The state will give out the $150 million in the form of interest-free loans to nonprofit or public hospitals that meet certain conditions. The state will prioritize loans for medical centers in rural areas and those that have a disproportionate number of patients on Medi-Cal, the joint state and federal government health insurance program for the poor and the disabled.

The $150 million likely won’t be enough to fix the problem. Herbst said his hospital needs $50 million — one-third of all the money being made available — to give it “some breathing room.”


During legislative hearings this week, lawmakers pledged to offer more money in June, when the state budget is finished.

“This is just a beginning. It’s antiseptic ointment on the cut. We haven’t even started with the Band-Aid,” said state Sen. Anna Caballero (D-Salinas), whose district includes the Madera Community Hospital that closed.

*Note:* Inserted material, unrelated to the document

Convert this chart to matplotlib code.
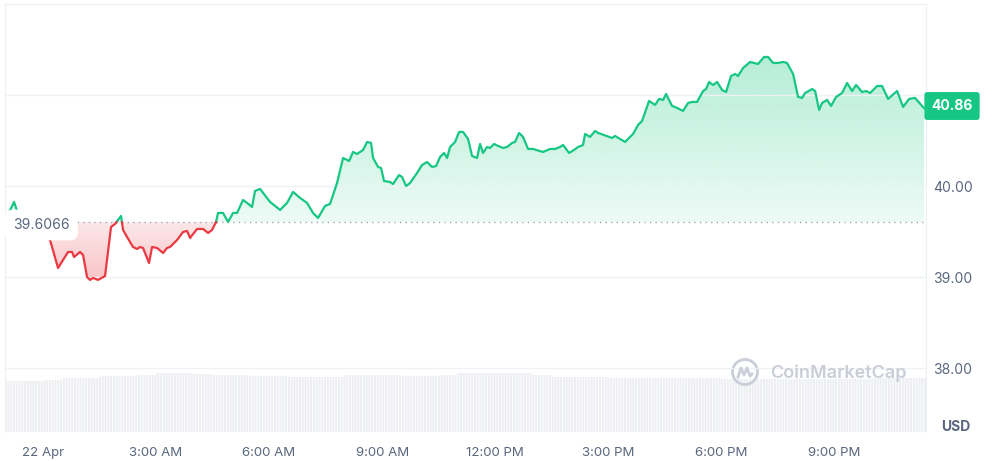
import numpy as np
import matplotlib
matplotlib.use("Agg")
import matplotlib.pyplot as plt
from matplotlib.patches import Circle
from matplotlib.lines import Line2D

plt.rcParams['font.family'] = ['Inter', 'DejaVu Sans']
plt.rcParams['hatch.linewidth'] = 0.6

# price series: hours since 22 Apr 00:00, price in USD
hours = [-1.009, -0.770, -0.611, -0.292, 0.027, 0.186, 0.398, 0.531, 0.664, 0.770,
         0.823, 0.982, 1.062, 1.168, 1.248, 1.327, 1.460, 1.646, 1.805, 1.912,
         2.071, 2.124, 2.230, 2.389, 2.496, 2.575, 2.655, 2.814, 2.894, 3.027,
         3.186, 3.292, 3.372, 3.558, 3.717, 3.823, 3.903, 4.088, 4.248, 4.381,
         4.487, 4.593, 4.646, 4.779, 4.912, 5.044, 5.150, 5.310, 5.416, 5.549,
         5.628, 5.761, 6.027, 6.292, 6.478, 6.637, 6.823, 7.009, 7.168, 7.301,
         7.487, 7.619, 7.805, 7.965, 8.124, 8.230, 8.336, 8.496, 8.602, 8.708,
         8.761, 8.894, 8.973, 9.053, 9.212, 9.292, 9.451, 9.531, 9.637, 9.743,
         9.929, 10.062, 10.195, 10.327, 10.434, 10.540, 10.646, 10.726, 10.805, 10.938,
         11.044, 11.150, 11.283, 11.389, 11.522, 11.602, 11.681, 11.788, 11.867, 11.973,
         12.080, 12.212, 12.319, 12.451, 12.531, 12.637, 12.743, 12.876, 13.009, 13.274,
         13.460, 13.593, 13.726, 13.805, 13.965, 14.097, 14.204, 14.336, 14.389, 14.522,
         14.655, 14.735, 15.106, 15.186, 15.451, 15.664, 15.796, 15.903, 16.088, 16.248,
         16.354, 16.460, 16.540, 16.699, 16.832, 16.991, 17.124, 17.230, 17.363, 17.522,
         17.602, 17.681, 17.788, 17.894, 18.027, 18.133, 18.265, 18.372, 18.451, 18.584,
         18.770, 18.982, 19.142, 19.248, 19.381, 19.513, 19.646, 19.752, 19.912, 20.044,
         20.150, 20.230, 20.416, 20.496, 20.602, 20.681, 20.814, 20.920, 21.053, 21.212,
         21.345, 21.478, 21.584, 21.743, 21.850, 21.956, 22.142, 22.274, 22.434, 22.673,
         22.832, 22.991, 23.150, 23.389]
prices = [39.621, 39.830, 39.632, 39.522, 39.456, 39.412, 39.104, 39.192, 39.280, 39.280,
          39.225, 39.280, 39.247, 39.005, 38.973, 38.995, 38.973, 39.016, 39.555, 39.588,
          39.676, 39.522, 39.445, 39.335, 39.313, 39.335, 39.324, 39.159, 39.335, 39.324,
          39.269, 39.324, 39.335, 39.412, 39.500, 39.511, 39.434, 39.533, 39.533, 39.489,
          39.522, 39.610, 39.709, 39.709, 39.610, 39.709, 39.709, 39.852, 39.819, 39.775,
          39.951, 39.973, 39.830, 39.742, 39.819, 39.940, 39.874, 39.819, 39.709, 39.654,
          39.786, 39.808, 40.038, 40.313, 40.280, 40.379, 40.357, 40.401, 40.489, 40.478,
          40.313, 40.214, 40.203, 40.060, 40.049, 40.027, 40.126, 40.104, 40.005, 40.038,
          40.148, 40.236, 40.269, 40.214, 40.225, 40.324, 40.368, 40.313, 40.434, 40.489,
          40.599, 40.599, 40.522, 40.335, 40.313, 40.467, 40.368, 40.434, 40.423, 40.467,
          40.445, 40.423, 40.434, 40.478, 40.489, 40.588, 40.544, 40.412, 40.412, 40.379,
          40.412, 40.412, 40.434, 40.456, 40.368, 40.401, 40.434, 40.456, 40.577, 40.544,
          40.610, 40.588, 40.533, 40.555, 40.489, 40.577, 40.676, 40.720, 40.940, 40.896,
          40.962, 40.951, 41.016, 40.885, 40.863, 40.830, 40.918, 40.929, 40.929, 41.049,
          41.071, 41.148, 41.115, 41.148, 41.060, 41.038, 41.214, 41.236, 41.214, 41.302,
          41.368, 41.346, 41.423, 41.423, 41.357, 41.357, 41.368, 41.357, 41.236, 40.984,
          40.973, 41.027, 41.071, 41.049, 40.841, 40.918, 40.951, 40.885, 40.984, 41.027,
          41.137, 41.049, 41.115, 41.038, 41.049, 41.027, 41.104, 41.104, 40.962, 41.049,
          40.874, 40.962, 40.973, 40.860]

# volume per 30 min (arbitrary units)
vol_start = [-1.0, -0.5, 0.0, 0.5, 1.0, 1.5, 2.0, 2.5, 3.0, 3.5, 4.0, 4.5, 5.0, 5.5,
             6.0, 6.5, 7.0, 7.5, 8.0, 8.5, 9.0, 9.5, 10.0, 10.5, 11.0, 11.5, 12.0,
             12.5, 13.0, 13.5, 14.0, 14.5, 15.0, 15.5, 16.0, 16.5, 17.0, 17.5, 18.0,
             18.5, 19.0, 19.5, 20.0, 20.5, 21.0, 21.5, 22.0, 22.5, 23.0]
volume = [51, 51, 52.5, 54, 54, 56, 56.5, 57.5, 58.7, 58.7, 58.5, 57, 57, 56.5,
          56, 54.7, 54.7, 55.5, 57, 57.3, 57, 56, 56, 57.5, 59, 59.3, 59,
          58.7, 57.5, 55.5, 55.3, 55, 54, 54, 54, 53.7, 53.7, 53.7, 53.3,
          52.7, 52.7, 52.7, 52.7, 53, 53, 53.5, 54, 54, 54]

open_price = 39.6066
last_price = 40.86
tick_hours = [0, 3, 6, 9, 12, 15, 18, 21]
tick_labels = ['22 Apr', '3:00 AM', '6:00 AM', '9:00 AM', '12:00 PM', '3:00 PM', '6:00 PM', '9:00 PM']

GREEN = '#16c784'
RED = '#ea3943'
GREY = '#58667e'
GRID = '#eff2f5'

t = np.array(hours)
p = np.array(prices)

# add crossing points so the colour switches exactly at the open price
tt, pp = [t[0]], [p[0]]
for i in range(1, len(t)):
    a, b = p[i - 1] - open_price, p[i] - open_price
    if a * b < 0:
        f = a / (a - b)
        tt.append(t[i - 1] + f * (t[i] - t[i - 1]))
        pp.append(open_price)
    tt.append(t[i])
    pp.append(p[i])
tt, pp = np.array(tt), np.array(pp)

fig = plt.figure(figsize=(9.92, 4.61), dpi=100)
rect = [5 / 992, 29 / 461, 921 / 992, 428 / 461]
xlim = (-1.01, 23.44)

# volume underneath
axv = fig.add_axes(rect, zorder=0)
axv.bar(vol_start, volume, width=0.5, align='edge', color='#eceef2',
        edgecolor='white', hatch='||||||', linewidth=0)
axv.set_xlim(*xlim)
axv.set_ylim(0, 428)
axv.axis('off')

ax = fig.add_axes(rect, zorder=1)
ax.set_facecolor('none')

# gradient fills clipped to the area between line and open price
def grad(y0, y1, a0, a1, color, clip_y):
    rgba = np.zeros((256, 1, 4))
    rgba[..., :3] = matplotlib.colors.to_rgb(color)
    rgba[:, 0, 3] = np.linspace(a0, a1, 256)
    im = ax.imshow(rgba, extent=[tt[0], tt[-1], y0, y1], origin='lower',
                   aspect='auto', zorder=1, interpolation='bilinear')
    verts = np.column_stack([np.r_[tt, tt[-1], tt[0]], np.r_[clip_y, open_price, open_price]])
    poly = plt.Polygon(verts, closed=True, transform=ax.transData, facecolor='none', edgecolor='none')
    ax.add_patch(poly)
    im.set_clip_path(poly)

grad(open_price, pp.max(), 0.08, 0.32, GREEN, np.maximum(pp, open_price))
grad(pp.min(), open_price, 0.30, 0.12, RED, np.minimum(pp, open_price))
ax.set_xlim(*xlim)
ax.set_ylim(37.302, 42.005)

ax.plot(tt, np.where(pp >= open_price, pp, np.nan), color=GREEN, lw=1.6, zorder=3,
        solid_joinstyle='round')
ax.plot(tt, np.where(pp <= open_price, pp, np.nan), color=RED, lw=1.6, zorder=3,
        solid_joinstyle='round')
ax.axhline(open_price, color='#a1a7b3', lw=1, linestyle=(0, (1, 3)), zorder=2)

ax.set_yticks([38, 39, 40, 41])
ax.set_yticklabels(['38.00', '39.00', '40.00', ''])
ax.yaxis.tick_right()
ax.tick_params(axis='y', length=0, pad=5, labelsize=10, labelcolor=GREY)
ax.set_xticks(tick_hours)
ax.set_xticklabels(tick_labels)
ax.tick_params(axis='x', length=0, pad=11, labelsize=9.5, labelcolor=GREY)
ax.grid(axis='y', color=GRID, lw=1, zorder=0)
ax.grid(axis='x', visible=False)
for s in ['top', 'left', 'right']:
    ax.spines[s].set_color('#eceff3')
ax.spines['bottom'].set_visible(False)

# open price label and last price label
fig.text(13 / 992, 1 - 225 / 461, f'{open_price:.4f}', fontsize=10, color=GREY,
         ha='left', va='center',
         bbox=dict(boxstyle='round,pad=0.6', facecolor='white', edgecolor='none'))
fig.text(952 / 992, 1 - 106 / 461, f'{last_price:.2f}', fontsize=10, color='white',
         fontweight='bold', ha='center', va='center',
         bbox=dict(boxstyle='round,pad=0.5,rounding_size=0.2', facecolor=GREEN, edgecolor='none'))
fig.text(956 / 992, 1 - 427 / 461, 'USD', fontsize=10, color=GREY, fontweight='bold',
         ha='center', va='center')

# watermark
wm = '#c9ced8'
fig.text(770 / 992, 1 - 373 / 461, 'CoinMarketCap', fontsize=13, color=wm,
         fontweight='semibold', ha='left', va='center')
fig.add_artist(Circle((7.45, 4.61 - 3.72), 0.125, transform=fig.dpi_scale_trans,
                      facecolor='none', edgecolor=wm, lw=2))
fig.add_artist(Line2D([7.38, 7.41, 7.44, 7.47, 7.50, 7.52], [0.84, 0.93, 0.86, 0.93, 0.85, 0.87],
                      transform=fig.dpi_scale_trans, color=wm, lw=2))

fig.savefig('out.png', dpi=100)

But it’s unclear how much more the state could pay. The California Hospital Assn. has asked for a one-time payment of $1.5 billion. But California is facing a projected $22.5-billion budget deficit, limiting the state’s ability to approve new spending.

One idea is to bring back a tax on managed care organizations, private companies that administer the Medi-Cal program. The tax triggers more Medi-Cal payments from the federal government. The last time it was in place, it saved the state $1.5 billion. The tax expired in 2020, but Newsom and some lawmakers want to bring it back.

The Newsom administration says it plans to use some of that new tax money to increase payments to hospitals for Medi-Cal patients. But those increases wouldn’t happen until next year at the earliest.

“Any business plan or business model that gets reimbursed 74 cents on every dollar that you spend is a pathway to bankruptcy,” said state Sen. Shannon Grove, (R-Bakersfield).